By Peter Roff, Thomas Jefferson Street blog
Despite the fact that the new nationalized healthcare law is less than a week old, groups on both sides of the issue are already plotting how to expand or curtail its provisions.
One issue that remains especially difficult to resolve is the way the new law deals with the use of federal funds to pay for abortions and abortion-related services. For many months, the Democrats, led by the White House, have maintained that the language included in the Senate version of the bill, which ultimately became the law, should have been sufficient to satisfy any concerns the anti-abortion-rights community might have had. Opponents of federally funded abortion, however, were unconvinced, demanding that tougher language be inserted into the bill before the House passed it or, failing that, into the package of reconciliation fixes currently being debated.

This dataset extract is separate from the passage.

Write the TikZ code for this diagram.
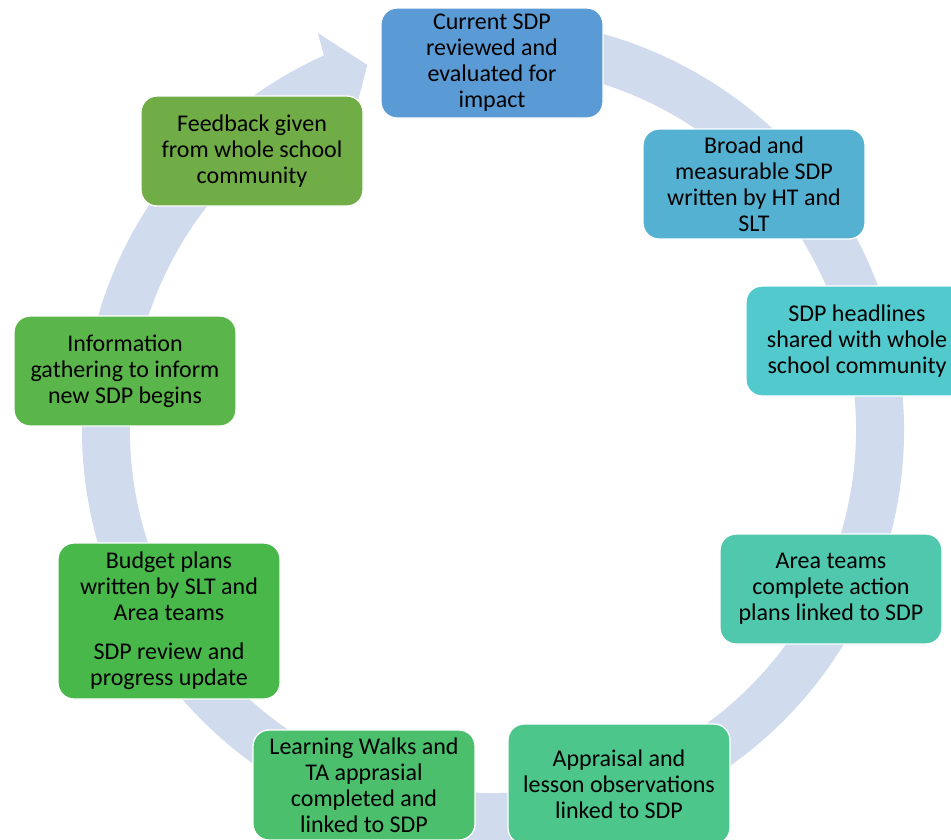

Under a compromise brokered by Michigan Democrat Bart Stupak, who forced the insertion of tougher--some called them "ironclad"--restrictions into the version of the healthcare bill that passed the House last November, the anti-abortion-rights holdouts agreed to vote for the version of the bill that eventually became law in exchange for a presidential executive order dealing with abortion funding in the new healthcare system.
The Stupak deal is highly controversial, having made the difference between the passage and the defeat of the healthcare bill. It has cost him considerable support in the anti-abortion-rights community, which views his deal as a sellout and the executive order, which President Barack Obama signed Wednesday at a closed-door White House ceremony, as meaningless because it does not carry the force of law.
The next step, at least as far as this issue is concerned, should be for those members of Congress who care about the issue to take the language of Obama's executive order and introduce it in the House in the form of legislation.
Such a bill could garner majority support if Speaker Nancy Pelosi would permit it to come to the floor for a vote--but she is something of an extremist on the issue, and not in a way that works to the advantage of those who shared Stupak's concerns. Therefore, at the moment the bill is introduced, it should be accompanied by a discharge petition, a parliamentary device used to bring legislation to the floor over the speaker's objections as soon as it is signed by a majority of House members.
As the names of members who sign discharge petitions are a matter of public record, even if the measure fails to get the requisite number of signatures to force it to the floor, the voters would still have the chance to see which members of Congress are really willing to walk the talk, since "the abortion issue was the pivot point for the passage or failure of the entire bill," according to Marjorie Dannenfelser, president of the anti-abortion-rights Susan B. Anthony List.
The Democrats who joined in the compromise "chose a last minute fig leaf rather than standing up for the pro-life American majority," Dannenfelser said, adding that the "closed door ceremony reveals just how quickly this pro-abortion president and his enablers want this issue to go away."
Strategically, the issue remains a winner for the opponents of the new healthcare law. More than a few Democrats who voted for the bill, or who changed their votes from "No" to "Yes" in the closing days of the debate, represent districts with vocal, powerful pro-life constituencies. For them, the issue remains unsettled, meaning that the Democrats who represent those congressional districts will have to work to regain their trust. And their voters have a right to know where they stand. Seeing if they would get behind an effort to give the Obama executive order the force of law would be a good place to start.